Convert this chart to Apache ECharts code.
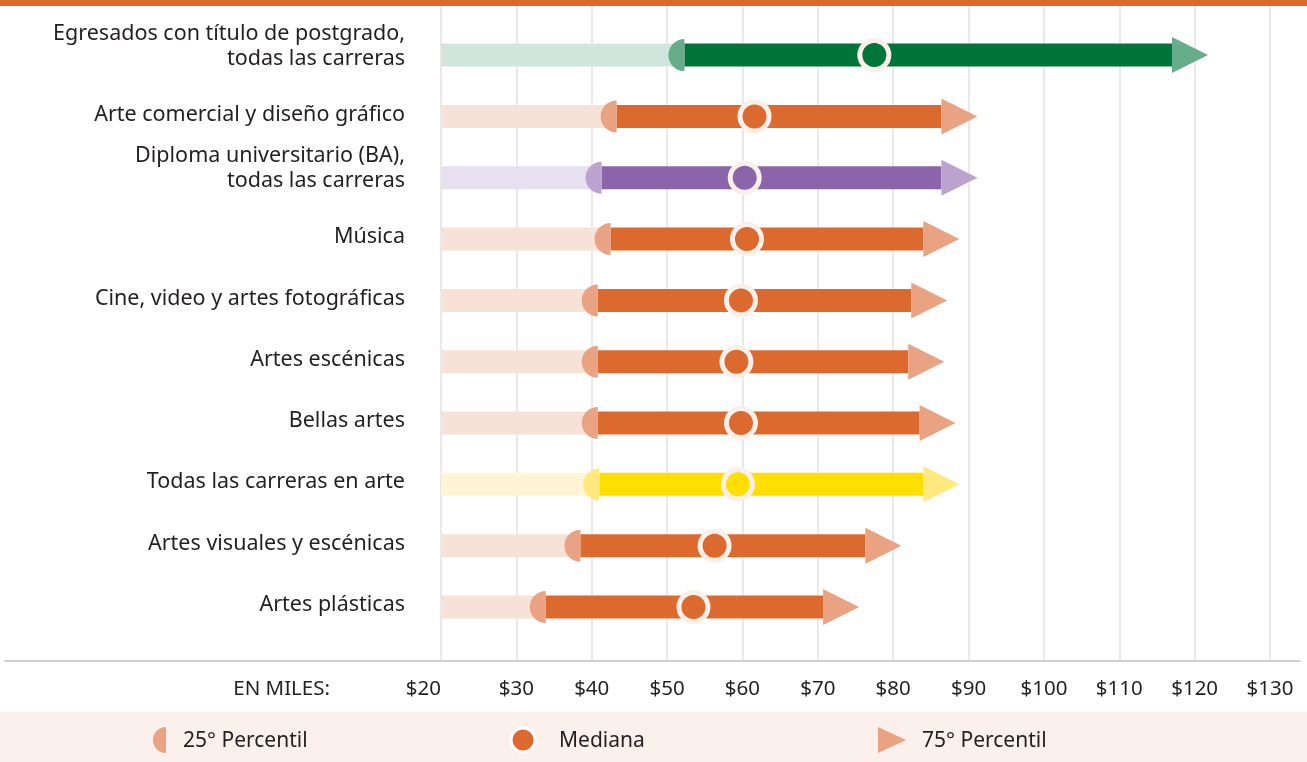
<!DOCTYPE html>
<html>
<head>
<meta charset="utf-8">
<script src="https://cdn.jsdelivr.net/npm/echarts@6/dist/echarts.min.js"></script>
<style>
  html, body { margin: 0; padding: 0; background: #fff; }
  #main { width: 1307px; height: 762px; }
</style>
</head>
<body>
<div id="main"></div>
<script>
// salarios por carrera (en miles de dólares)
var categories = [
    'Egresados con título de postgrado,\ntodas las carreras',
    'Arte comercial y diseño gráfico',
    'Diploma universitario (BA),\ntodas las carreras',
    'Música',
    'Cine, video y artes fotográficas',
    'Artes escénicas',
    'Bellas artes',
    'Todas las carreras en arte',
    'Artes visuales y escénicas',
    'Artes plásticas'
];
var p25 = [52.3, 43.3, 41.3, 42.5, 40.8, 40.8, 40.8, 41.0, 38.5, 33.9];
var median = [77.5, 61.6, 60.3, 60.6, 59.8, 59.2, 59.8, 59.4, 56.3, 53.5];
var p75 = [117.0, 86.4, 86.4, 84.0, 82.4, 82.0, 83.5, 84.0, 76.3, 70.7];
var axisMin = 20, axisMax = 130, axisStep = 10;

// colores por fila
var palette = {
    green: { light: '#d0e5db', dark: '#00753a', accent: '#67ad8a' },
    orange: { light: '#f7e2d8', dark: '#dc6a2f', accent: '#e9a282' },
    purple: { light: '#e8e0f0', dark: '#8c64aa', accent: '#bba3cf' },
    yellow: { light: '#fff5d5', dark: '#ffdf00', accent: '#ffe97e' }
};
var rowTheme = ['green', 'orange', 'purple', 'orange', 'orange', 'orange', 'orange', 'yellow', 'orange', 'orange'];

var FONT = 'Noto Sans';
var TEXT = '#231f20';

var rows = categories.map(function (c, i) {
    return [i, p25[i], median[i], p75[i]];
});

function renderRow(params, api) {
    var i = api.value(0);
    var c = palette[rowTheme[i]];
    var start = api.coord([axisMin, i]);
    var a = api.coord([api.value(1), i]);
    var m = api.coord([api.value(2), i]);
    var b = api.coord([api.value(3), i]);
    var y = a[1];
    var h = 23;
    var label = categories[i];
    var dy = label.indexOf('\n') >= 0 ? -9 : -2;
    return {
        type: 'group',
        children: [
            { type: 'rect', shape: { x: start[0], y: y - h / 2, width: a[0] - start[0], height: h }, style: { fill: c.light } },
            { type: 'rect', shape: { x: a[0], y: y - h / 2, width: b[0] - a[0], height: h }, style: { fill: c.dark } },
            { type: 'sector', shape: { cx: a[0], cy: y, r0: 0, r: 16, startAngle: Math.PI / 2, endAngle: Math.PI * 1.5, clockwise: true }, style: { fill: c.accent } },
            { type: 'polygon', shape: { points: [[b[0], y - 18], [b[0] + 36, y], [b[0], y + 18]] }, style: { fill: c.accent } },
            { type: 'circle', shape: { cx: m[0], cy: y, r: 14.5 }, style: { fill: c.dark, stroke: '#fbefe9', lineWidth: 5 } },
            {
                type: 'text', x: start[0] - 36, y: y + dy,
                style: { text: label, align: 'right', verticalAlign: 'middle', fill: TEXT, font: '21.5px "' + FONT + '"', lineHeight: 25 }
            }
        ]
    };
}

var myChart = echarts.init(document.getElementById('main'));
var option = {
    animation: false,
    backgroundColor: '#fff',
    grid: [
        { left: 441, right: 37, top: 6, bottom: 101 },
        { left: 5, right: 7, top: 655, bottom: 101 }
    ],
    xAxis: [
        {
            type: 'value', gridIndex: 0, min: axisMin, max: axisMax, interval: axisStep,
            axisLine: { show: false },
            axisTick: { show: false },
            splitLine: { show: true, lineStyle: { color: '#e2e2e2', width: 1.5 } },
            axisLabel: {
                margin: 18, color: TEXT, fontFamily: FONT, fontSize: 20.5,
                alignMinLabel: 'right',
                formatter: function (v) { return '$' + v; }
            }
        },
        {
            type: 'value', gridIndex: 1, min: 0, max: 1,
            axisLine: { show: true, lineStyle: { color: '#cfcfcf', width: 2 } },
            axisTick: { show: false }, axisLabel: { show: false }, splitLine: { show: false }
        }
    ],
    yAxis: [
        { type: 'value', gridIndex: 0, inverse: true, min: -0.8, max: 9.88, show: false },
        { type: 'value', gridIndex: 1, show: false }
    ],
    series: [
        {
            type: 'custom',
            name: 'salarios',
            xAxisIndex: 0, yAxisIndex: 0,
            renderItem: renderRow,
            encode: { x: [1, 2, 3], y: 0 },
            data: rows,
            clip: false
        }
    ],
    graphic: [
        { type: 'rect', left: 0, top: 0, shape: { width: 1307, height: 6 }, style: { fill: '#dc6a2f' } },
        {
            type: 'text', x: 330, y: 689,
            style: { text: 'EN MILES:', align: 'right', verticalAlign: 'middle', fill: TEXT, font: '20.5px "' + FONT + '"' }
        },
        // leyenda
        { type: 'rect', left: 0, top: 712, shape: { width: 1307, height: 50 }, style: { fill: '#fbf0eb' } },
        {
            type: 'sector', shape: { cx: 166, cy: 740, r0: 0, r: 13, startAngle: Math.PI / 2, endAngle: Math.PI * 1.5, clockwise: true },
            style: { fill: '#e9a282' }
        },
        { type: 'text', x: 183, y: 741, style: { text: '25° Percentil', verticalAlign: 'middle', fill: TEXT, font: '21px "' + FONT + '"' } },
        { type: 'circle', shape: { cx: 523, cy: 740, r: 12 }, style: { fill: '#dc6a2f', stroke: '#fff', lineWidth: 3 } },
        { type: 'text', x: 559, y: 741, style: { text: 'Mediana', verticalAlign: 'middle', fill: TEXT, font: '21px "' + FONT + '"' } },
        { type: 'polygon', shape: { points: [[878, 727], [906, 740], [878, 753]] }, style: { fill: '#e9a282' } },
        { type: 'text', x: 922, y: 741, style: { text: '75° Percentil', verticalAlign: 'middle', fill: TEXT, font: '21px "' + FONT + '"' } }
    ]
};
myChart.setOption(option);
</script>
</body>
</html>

**Brief**
Quote the data exactly, leaving every image out of the copy.

**The reply**
Convert this chart to Apache ECharts code.
<!DOCTYPE html>
<html>
<head>
<meta charset="utf-8">
<script src="https://cdn.jsdelivr.net/npm/echarts@6/dist/echarts.min.js"></script>
<style>
  html, body { margin: 0; padding: 0; background: #fff; }
  #main { width: 1307px; height: 762px; }
</style>
</head>
<body>
<div id="main"></div>
<script>
// salarios por carrera (en miles de dólares)
var categories = [
    'Egresados con título de postgrado,\ntodas las carreras',
    'Arte comercial y diseño gráfico',
    'Diploma universitario (BA),\ntodas las carreras',
    'Música',
    'Cine, video y artes fotográficas',
    'Artes escénicas',
    'Bellas artes',
    'Todas las carreras en arte',
    'Artes visuales y escénicas',
    'Artes plásticas'
];
var p25 = [52.3, 43.3, 41.3, 42.5, 40.8, 40.8, 40.8, 41.0, 38.5, 33.9];
var median = [77.5, 61.6, 60.3, 60.6, 59.8, 59.2, 59.8, 59.4, 56.3, 53.5];
var p75 = [117.0, 86.4, 86.4, 84.0, 82.4, 82.0, 83.5, 84.0, 76.3, 70.7];
var axisMin = 20, axisMax = 130, axisStep = 10;

// colores por fila
var palette = {
    green: { light: '#d0e5db', dark: '#00753a', accent: '#67ad8a' },
    orange: { light: '#f7e2d8', dark: '#dc6a2f', accent: '#e9a282' },
    purple: { light: '#e8e0f0', dark: '#8c64aa', accent: '#bba3cf' },
    yellow: { light: '#fff5d5', dark: '#ffdf00', accent: '#ffe97e' }
};
var rowTheme = ['green', 'orange', 'purple', 'orange', 'orange', 'orange', 'orange', 'yellow', 'orange', 'orange'];

var FONT = 'Noto Sans';
var TEXT = '#231f20';

var rows = categories.map(function (c, i) {
    return [i, p25[i], median[i], p75[i]];
});

function renderRow(params, api) {
    var i = api.value(0);
    var c = palette[rowTheme[i]];
    var start = api.coord([axisMin, i]);
    var a = api.coord([api.value(1), i]);
    var m = api.coord([api.value(2), i]);
    var b = api.coord([api.value(3), i]);
    var y = a[1];
    var h = 23;
    var label = categories[i];
    var dy = label.indexOf('\n') >= 0 ? -9 : -2;
    return {
        type: 'group',
        children: [
            { type: 'rect', shape: { x: start[0], y: y - h / 2, width: a[0] - start[0], height: h }, style: { fill: c.light } },
            { type: 'rect', shape: { x: a[0], y: y - h / 2, width: b[0] - a[0], height: h }, style: { fill: c.dark } },
            { type: 'sector', shape: { cx: a[0], cy: y, r0: 0, r: 16, startAngle: Math.PI / 2, endAngle: Math.PI * 1.5, clockwise: true }, style: { fill: c.accent } },
            { type: 'polygon', shape: { points: [[b[0], y - 18], [b[0] + 36, y], [b[0], y + 18]] }, style: { fill: c.accent } },
            { type: 'circle', shape: { cx: m[0], cy: y, r: 14.5 }, style: { fill: c.dark, stroke: '#fbefe9', lineWidth: 5 } },
            {
                type: 'text', x: start[0] - 36, y: y + dy,
                style: { text: label, align: 'right', verticalAlign: 'middle', fill: TEXT, font: '21.5px "' + FONT + '"', lineHeight: 25 }
            }
        ]
    };
}

var myChart = echarts.init(document.getElementById('main'));
var option = {
    animation: false,
    backgroundColor: '#fff',
    grid: [
        { left: 441, right: 37, top: 6, bottom: 101 },
        { left: 5, right: 7, top: 655, bottom: 101 }
    ],
    xAxis: [
        {
            type: 'value', gridIndex: 0, min: axisMin, max: axisMax, interval: axisStep,
            axisLine: { show: false },
            axisTick: { show: false },
            splitLine: { show: true, lineStyle: { color: '#e2e2e2', width: 1.5 } },
            axisLabel: {
                margin: 18, color: TEXT, fontFamily: FONT, fontSize: 20.5,
                alignMinLabel: 'right',
                formatter: function (v) { return '$' + v; }
            }
        },
        {
            type: 'value', gridIndex: 1, min: 0, max: 1,
            axisLine: { show: true, lineStyle: { color: '#cfcfcf', width: 2 } },
            axisTick: { show: false }, axisLabel: { show: false }, splitLine: { show: false }
        }
    ],
    yAxis: [
        { type: 'value', gridIndex: 0, inverse: true, min: -0.8, max: 9.88, show: false },
        { type: 'value', gridIndex: 1, show: false }
    ],
    series: [
        {
            type: 'custom',
            name: 'salarios',
            xAxisIndex: 0, yAxisIndex: 0,
            renderItem: renderRow,
            encode: { x: [1, 2, 3], y: 0 },
            data: rows,
            clip: false
        }
    ],
    graphic: [
        { type: 'rect', left: 0, top: 0, shape: { width: 1307, height: 6 }, style: { fill: '#dc6a2f' } },
        {
            type: 'text', x: 330, y: 689,
            style: { text: 'EN MILES:', align: 'right', verticalAlign: 'middle', fill: TEXT, font: '20.5px "' + FONT + '"' }
        },
        // leyenda
        { type: 'rect', left: 0, top: 712, shape: { width: 1307, height: 50 }, style: { fill: '#fbf0eb' } },
        {
            type: 'sector', shape: { cx: 166, cy: 740, r0: 0, r: 13, startAngle: Math.PI / 2, endAngle: Math.PI * 1.5, clockwise: true },
            style: { fill: '#e9a282' }
        },
        { type: 'text', x: 183, y: 741, style: { text: '25° Percentil', verticalAlign: 'middle', fill: TEXT, font: '21px "' + FONT + '"' } },
        { type: 'circle', shape: { cx: 523, cy: 740, r: 12 }, style: { fill: '#dc6a2f', stroke: '#fff', lineWidth: 3 } },
        { type: 'text', x: 559, y: 741, style: { text: 'Mediana', verticalAlign: 'middle', fill: TEXT, font: '21px "' + FONT + '"' } },
        { type: 'polygon', shape: { points: [[878, 727], [906, 740], [878, 753]] }, style: { fill: '#e9a282' } },
        { type: 'text', x: 922, y: 741, style: { text: '75° Percentil', verticalAlign: 'middle', fill: TEXT, font: '21px "' + FONT + '"' } }
    ]
};
myChart.setOption(option);
</script>
</body>
</html>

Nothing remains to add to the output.